* **DATASET EXTRACT**
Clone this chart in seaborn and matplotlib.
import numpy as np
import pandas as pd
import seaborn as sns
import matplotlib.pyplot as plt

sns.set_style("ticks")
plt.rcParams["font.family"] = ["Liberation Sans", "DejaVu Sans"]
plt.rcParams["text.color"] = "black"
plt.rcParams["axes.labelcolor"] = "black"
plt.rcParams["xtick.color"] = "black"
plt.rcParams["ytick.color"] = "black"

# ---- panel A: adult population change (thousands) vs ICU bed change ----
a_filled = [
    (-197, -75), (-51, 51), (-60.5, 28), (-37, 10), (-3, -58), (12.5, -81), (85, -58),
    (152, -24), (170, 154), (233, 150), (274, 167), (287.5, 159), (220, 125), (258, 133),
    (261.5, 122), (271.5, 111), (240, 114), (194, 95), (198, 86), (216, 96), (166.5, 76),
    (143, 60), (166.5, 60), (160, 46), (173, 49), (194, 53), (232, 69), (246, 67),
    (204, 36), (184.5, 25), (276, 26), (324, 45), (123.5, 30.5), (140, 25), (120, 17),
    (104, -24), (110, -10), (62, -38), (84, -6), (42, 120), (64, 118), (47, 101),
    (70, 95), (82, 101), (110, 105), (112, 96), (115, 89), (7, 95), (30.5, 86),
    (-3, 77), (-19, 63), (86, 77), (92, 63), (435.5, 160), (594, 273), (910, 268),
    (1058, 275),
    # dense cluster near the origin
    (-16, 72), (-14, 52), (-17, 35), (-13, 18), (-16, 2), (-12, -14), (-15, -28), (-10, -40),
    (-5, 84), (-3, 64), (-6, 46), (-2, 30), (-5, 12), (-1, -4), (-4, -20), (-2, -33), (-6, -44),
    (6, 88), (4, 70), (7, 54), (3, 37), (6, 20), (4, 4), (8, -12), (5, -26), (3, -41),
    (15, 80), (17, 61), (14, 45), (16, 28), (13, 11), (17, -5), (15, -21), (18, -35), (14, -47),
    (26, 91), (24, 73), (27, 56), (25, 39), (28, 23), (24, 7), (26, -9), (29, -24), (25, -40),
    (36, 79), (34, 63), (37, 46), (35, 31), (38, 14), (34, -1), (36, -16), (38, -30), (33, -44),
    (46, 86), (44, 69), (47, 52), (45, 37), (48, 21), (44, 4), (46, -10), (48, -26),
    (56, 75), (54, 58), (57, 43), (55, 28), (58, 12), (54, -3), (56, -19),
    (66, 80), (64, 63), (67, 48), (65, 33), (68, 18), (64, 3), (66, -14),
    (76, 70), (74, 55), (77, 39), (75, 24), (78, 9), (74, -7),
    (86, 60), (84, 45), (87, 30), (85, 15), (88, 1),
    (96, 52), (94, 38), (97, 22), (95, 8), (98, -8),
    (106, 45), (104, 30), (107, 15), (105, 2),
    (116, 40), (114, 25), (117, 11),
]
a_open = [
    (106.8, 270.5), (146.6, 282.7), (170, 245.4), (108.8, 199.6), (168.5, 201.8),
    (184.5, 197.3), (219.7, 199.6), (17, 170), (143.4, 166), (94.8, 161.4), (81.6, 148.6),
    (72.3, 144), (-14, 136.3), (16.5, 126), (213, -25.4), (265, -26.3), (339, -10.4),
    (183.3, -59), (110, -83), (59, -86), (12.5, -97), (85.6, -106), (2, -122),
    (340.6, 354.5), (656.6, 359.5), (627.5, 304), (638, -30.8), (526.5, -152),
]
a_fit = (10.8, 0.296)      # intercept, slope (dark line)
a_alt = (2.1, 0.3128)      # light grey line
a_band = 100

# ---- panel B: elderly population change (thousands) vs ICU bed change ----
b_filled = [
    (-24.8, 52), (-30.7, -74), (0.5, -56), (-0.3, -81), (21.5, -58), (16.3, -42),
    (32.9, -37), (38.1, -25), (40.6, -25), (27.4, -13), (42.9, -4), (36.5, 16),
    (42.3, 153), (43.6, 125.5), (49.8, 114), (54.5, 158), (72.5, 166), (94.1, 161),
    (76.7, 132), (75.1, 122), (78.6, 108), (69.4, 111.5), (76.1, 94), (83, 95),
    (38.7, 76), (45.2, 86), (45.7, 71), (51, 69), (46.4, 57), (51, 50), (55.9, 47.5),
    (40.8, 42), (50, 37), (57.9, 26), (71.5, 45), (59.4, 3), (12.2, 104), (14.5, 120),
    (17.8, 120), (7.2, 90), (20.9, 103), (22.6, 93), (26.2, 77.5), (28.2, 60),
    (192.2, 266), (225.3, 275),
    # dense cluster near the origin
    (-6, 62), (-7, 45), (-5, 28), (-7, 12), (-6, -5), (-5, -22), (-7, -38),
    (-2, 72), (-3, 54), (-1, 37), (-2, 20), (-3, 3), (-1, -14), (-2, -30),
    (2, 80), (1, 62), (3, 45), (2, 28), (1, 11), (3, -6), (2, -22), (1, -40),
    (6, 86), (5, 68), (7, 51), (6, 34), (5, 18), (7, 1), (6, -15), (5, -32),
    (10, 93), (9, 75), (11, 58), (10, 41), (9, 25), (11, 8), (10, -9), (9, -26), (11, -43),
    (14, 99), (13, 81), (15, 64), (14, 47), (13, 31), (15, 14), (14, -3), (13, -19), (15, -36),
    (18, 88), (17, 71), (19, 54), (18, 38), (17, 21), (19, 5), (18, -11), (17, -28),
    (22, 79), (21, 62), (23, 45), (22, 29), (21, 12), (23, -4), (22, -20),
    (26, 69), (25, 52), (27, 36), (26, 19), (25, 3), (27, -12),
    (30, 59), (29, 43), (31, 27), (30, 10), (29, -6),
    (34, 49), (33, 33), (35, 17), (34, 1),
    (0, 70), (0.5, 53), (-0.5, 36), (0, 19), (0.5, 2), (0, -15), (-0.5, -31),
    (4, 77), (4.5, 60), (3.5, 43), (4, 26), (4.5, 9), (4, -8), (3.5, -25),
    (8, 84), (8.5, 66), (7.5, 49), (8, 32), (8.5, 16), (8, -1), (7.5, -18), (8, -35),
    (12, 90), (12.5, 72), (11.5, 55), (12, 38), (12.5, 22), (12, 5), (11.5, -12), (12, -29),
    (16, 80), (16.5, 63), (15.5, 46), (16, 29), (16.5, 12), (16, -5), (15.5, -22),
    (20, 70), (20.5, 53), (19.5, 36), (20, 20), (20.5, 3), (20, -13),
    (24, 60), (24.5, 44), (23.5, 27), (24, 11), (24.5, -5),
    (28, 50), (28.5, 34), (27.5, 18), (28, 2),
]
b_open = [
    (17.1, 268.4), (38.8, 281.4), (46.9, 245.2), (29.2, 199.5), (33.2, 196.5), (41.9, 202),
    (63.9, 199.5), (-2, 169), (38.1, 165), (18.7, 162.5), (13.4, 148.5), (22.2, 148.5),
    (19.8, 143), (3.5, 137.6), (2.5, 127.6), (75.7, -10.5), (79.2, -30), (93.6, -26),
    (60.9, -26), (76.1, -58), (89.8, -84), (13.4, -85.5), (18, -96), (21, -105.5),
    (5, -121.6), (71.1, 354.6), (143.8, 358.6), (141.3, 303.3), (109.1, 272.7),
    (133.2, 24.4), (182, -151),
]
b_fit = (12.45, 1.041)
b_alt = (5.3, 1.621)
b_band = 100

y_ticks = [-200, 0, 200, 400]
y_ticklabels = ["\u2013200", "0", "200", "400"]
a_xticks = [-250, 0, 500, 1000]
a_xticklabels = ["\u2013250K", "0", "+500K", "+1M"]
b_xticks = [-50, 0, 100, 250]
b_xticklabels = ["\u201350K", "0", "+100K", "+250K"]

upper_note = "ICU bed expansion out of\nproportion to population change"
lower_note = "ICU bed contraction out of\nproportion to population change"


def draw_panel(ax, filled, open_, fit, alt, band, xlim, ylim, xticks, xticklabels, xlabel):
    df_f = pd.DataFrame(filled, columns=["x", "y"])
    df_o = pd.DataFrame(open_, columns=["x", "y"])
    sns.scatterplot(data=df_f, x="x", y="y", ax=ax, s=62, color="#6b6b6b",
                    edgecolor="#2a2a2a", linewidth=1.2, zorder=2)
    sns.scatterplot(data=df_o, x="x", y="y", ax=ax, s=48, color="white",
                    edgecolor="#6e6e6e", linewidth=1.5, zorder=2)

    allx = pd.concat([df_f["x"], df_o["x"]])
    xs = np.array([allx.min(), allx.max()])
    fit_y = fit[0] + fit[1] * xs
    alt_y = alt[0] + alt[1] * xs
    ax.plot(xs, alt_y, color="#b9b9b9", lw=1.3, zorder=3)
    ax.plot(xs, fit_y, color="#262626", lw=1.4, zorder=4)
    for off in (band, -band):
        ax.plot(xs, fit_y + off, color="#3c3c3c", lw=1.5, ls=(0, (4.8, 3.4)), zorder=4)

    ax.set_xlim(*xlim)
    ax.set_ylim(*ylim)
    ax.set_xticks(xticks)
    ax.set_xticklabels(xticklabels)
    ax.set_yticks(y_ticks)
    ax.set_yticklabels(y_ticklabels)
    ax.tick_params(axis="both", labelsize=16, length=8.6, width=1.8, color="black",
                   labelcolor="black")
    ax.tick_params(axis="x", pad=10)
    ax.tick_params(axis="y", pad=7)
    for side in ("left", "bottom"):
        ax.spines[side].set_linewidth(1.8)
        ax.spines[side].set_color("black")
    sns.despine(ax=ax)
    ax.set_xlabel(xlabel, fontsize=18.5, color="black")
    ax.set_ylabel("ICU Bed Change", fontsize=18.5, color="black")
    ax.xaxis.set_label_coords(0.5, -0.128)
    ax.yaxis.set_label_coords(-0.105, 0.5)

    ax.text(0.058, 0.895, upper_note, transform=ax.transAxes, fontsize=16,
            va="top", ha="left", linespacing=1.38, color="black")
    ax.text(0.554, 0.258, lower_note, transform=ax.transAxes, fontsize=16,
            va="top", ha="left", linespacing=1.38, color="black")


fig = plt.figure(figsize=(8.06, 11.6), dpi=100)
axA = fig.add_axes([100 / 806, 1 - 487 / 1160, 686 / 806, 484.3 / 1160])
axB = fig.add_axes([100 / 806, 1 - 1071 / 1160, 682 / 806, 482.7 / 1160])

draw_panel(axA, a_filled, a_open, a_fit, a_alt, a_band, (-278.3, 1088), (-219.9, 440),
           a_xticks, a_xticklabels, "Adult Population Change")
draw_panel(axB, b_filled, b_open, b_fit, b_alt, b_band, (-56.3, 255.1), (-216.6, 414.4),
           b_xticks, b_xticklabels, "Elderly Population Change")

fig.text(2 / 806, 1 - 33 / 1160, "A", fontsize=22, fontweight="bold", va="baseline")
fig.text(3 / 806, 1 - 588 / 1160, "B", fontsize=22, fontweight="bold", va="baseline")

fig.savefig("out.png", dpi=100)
==
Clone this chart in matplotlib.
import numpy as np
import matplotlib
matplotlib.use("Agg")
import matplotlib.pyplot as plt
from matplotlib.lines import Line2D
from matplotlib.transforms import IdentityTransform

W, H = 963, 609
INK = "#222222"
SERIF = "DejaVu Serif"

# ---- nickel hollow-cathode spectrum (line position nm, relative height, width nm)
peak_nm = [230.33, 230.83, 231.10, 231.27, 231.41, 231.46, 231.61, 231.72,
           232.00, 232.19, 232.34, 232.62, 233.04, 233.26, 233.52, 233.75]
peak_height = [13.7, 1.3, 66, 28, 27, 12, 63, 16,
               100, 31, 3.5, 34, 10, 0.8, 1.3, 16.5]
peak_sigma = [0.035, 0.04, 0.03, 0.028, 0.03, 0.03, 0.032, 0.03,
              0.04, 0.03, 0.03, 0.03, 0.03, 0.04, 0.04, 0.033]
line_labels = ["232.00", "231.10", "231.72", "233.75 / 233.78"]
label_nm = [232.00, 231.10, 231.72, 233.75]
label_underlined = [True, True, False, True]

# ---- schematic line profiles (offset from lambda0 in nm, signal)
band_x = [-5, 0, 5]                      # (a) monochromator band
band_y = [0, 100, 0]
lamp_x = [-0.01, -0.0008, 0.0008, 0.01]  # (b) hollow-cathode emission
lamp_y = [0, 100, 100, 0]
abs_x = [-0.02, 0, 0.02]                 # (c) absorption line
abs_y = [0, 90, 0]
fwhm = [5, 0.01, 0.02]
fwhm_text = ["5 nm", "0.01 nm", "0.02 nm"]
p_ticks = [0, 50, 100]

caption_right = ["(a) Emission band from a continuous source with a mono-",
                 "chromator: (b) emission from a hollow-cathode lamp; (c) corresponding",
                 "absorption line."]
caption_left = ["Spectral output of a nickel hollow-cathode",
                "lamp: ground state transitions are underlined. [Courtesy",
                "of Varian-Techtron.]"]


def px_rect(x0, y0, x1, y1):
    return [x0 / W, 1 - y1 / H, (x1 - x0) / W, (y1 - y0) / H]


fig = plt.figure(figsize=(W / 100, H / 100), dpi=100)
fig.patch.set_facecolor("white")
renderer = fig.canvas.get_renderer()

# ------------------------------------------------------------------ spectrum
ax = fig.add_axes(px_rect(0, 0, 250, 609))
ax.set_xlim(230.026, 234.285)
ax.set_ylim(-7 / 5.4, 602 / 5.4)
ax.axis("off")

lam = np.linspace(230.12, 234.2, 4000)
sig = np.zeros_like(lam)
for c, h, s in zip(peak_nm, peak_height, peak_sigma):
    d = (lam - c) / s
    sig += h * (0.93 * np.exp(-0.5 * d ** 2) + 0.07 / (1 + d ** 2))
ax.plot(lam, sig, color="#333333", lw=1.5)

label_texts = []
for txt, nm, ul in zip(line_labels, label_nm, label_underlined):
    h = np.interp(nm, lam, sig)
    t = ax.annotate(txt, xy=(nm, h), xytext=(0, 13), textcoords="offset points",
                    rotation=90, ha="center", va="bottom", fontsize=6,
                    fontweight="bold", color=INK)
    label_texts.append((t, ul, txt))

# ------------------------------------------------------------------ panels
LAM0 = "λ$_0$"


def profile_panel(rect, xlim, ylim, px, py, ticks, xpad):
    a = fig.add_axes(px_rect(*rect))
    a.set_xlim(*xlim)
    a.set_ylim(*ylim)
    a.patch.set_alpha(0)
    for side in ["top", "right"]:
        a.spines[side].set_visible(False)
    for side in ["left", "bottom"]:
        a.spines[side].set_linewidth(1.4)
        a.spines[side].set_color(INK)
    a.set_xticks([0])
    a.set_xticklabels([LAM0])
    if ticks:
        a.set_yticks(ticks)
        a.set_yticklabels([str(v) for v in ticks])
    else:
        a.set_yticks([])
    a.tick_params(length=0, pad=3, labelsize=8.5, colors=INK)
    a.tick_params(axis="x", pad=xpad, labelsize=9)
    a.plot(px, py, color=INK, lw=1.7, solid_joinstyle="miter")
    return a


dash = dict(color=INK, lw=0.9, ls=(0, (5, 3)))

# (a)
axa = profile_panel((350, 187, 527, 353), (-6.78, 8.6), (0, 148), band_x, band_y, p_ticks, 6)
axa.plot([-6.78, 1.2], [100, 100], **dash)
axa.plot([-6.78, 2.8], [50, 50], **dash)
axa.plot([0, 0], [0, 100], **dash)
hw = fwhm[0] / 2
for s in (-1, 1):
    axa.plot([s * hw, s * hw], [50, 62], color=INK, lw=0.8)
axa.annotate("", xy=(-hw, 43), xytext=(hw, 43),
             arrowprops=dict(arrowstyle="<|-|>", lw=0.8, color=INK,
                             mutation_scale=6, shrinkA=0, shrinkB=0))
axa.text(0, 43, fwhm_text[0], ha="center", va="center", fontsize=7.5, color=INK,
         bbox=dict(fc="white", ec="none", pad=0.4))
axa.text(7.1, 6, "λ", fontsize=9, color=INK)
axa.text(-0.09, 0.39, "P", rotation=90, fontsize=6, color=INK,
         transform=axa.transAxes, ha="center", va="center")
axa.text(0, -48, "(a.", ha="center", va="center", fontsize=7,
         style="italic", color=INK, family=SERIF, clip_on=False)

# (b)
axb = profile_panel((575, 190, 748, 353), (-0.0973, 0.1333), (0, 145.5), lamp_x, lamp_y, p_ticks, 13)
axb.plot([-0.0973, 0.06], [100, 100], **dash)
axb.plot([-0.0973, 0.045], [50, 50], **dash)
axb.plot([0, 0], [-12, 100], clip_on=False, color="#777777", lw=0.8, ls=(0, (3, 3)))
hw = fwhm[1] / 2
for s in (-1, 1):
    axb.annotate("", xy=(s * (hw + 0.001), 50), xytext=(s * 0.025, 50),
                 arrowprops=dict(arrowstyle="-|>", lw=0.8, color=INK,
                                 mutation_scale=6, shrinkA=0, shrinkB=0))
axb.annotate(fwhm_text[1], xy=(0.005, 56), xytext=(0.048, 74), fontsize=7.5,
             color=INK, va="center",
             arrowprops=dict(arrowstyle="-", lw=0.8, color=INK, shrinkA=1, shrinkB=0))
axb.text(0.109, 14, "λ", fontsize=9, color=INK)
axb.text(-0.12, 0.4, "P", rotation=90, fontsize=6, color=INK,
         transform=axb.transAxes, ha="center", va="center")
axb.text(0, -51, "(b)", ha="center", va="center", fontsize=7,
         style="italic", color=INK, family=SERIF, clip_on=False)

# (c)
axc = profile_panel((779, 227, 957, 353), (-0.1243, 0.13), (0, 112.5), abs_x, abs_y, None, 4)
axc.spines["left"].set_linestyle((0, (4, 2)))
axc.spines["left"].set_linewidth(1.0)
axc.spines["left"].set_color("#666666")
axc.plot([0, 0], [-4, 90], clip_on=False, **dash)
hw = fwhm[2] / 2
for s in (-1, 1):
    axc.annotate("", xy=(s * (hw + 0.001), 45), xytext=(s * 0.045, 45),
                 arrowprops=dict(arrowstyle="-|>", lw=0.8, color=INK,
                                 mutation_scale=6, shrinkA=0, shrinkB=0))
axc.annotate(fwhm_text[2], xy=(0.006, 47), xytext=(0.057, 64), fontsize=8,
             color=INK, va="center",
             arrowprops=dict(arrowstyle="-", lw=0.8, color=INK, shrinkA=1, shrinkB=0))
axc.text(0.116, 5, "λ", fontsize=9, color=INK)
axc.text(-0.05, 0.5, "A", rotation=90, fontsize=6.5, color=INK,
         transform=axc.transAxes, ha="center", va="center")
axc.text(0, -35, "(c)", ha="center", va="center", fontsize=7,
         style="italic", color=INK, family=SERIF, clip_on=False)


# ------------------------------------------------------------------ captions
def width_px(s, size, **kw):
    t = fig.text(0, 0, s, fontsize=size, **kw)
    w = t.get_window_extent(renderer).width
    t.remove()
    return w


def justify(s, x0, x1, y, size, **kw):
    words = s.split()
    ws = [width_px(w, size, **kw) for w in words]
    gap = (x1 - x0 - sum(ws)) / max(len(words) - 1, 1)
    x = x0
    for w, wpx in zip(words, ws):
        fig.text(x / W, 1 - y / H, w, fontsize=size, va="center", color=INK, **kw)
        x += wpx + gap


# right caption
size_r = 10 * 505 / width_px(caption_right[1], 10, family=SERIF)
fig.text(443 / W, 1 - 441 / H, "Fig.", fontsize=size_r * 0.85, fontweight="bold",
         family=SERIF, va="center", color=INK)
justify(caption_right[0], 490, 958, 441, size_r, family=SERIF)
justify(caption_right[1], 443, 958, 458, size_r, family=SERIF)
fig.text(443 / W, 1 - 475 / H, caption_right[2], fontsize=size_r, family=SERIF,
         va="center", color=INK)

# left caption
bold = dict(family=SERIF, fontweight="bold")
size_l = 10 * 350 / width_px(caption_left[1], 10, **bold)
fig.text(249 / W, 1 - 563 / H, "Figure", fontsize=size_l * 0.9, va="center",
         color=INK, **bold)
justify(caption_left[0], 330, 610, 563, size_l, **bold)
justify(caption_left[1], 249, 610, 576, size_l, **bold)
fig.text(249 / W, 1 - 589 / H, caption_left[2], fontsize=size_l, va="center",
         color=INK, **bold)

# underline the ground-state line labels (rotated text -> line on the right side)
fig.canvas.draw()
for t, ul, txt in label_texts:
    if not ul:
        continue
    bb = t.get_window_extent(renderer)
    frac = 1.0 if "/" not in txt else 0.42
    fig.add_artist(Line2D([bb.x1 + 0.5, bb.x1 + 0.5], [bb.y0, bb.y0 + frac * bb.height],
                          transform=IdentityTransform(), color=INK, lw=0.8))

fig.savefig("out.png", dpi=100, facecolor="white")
---
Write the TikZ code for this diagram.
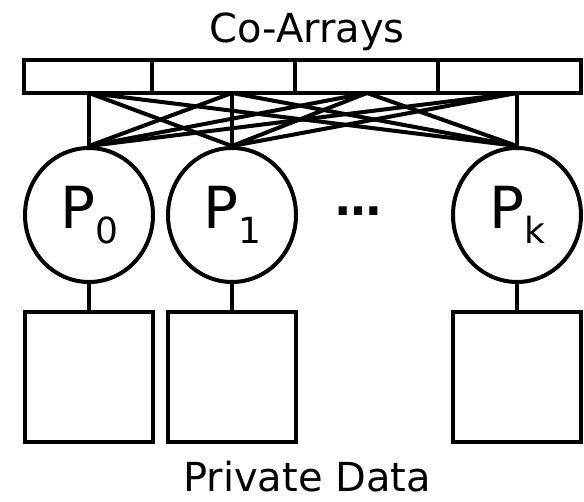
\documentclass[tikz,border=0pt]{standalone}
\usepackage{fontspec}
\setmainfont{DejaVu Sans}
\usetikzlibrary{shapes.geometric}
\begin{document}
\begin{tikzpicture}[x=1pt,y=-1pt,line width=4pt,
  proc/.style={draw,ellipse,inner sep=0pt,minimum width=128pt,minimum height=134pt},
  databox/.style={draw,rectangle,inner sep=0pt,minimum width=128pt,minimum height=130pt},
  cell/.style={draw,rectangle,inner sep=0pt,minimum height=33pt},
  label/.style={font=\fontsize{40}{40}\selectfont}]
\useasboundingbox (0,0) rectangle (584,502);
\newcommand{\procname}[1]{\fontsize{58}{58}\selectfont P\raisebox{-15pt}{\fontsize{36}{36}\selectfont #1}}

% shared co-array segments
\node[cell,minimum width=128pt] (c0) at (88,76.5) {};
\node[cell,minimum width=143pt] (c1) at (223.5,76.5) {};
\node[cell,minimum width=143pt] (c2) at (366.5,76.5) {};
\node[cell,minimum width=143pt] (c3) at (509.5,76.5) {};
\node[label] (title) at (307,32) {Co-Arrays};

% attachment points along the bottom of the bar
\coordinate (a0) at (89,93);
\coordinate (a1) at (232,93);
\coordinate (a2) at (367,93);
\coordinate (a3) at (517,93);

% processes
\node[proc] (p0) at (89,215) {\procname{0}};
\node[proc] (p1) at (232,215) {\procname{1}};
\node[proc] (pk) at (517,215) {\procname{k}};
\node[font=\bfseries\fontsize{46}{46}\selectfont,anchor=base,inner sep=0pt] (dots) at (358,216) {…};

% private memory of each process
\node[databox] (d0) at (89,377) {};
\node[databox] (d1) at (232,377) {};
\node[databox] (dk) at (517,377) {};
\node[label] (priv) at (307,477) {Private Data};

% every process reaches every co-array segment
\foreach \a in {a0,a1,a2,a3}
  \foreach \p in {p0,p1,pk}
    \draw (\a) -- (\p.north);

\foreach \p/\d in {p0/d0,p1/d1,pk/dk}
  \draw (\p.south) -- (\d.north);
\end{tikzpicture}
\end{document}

* **INSTRUCTIONS TO FOLLOW**
Give the exact lines, and only those, from the line containing "Clone this chart in matplotlib." through the line containing "p_ticks = [0, 50, 100]" in the entries above.

* **WRITTEN ANSWER**
Clone this chart in matplotlib.
import numpy as np
import matplotlib
matplotlib.use("Agg")
import matplotlib.pyplot as plt
from matplotlib.lines import Line2D
from matplotlib.transforms import IdentityTransform

W, H = 963, 609
INK = "#222222"
SERIF = "DejaVu Serif"

# ---- nickel hollow-cathode spectrum (line position nm, relative height, width nm)
peak_nm = [230.33, 230.83, 231.10, 231.27, 231.41, 231.46, 231.61, 231.72,
           232.00, 232.19, 232.34, 232.62, 233.04, 233.26, 233.52, 233.75]
peak_height = [13.7, 1.3, 66, 28, 27, 12, 63, 16,
               100, 31, 3.5, 34, 10, 0.8, 1.3, 16.5]
peak_sigma = [0.035, 0.04, 0.03, 0.028, 0.03, 0.03, 0.032, 0.03,
              0.04, 0.03, 0.03, 0.03, 0.03, 0.04, 0.04, 0.033]
line_labels = ["232.00", "231.10", "231.72", "233.75 / 233.78"]
label_nm = [232.00, 231.10, 231.72, 233.75]
label_underlined = [True, True, False, True]

# ---- schematic line profiles (offset from lambda0 in nm, signal)
band_x = [-5, 0, 5]                      # (a) monochromator band
band_y = [0, 100, 0]
lamp_x = [-0.01, -0.0008, 0.0008, 0.01]  # (b) hollow-cathode emission
lamp_y = [0, 100, 100, 0]
abs_x = [-0.02, 0, 0.02]                 # (c) absorption line
abs_y = [0, 90, 0]
fwhm = [5, 0.01, 0.02]
fwhm_text = ["5 nm", "0.01 nm", "0.02 nm"]
p_ticks = [0, 50, 100]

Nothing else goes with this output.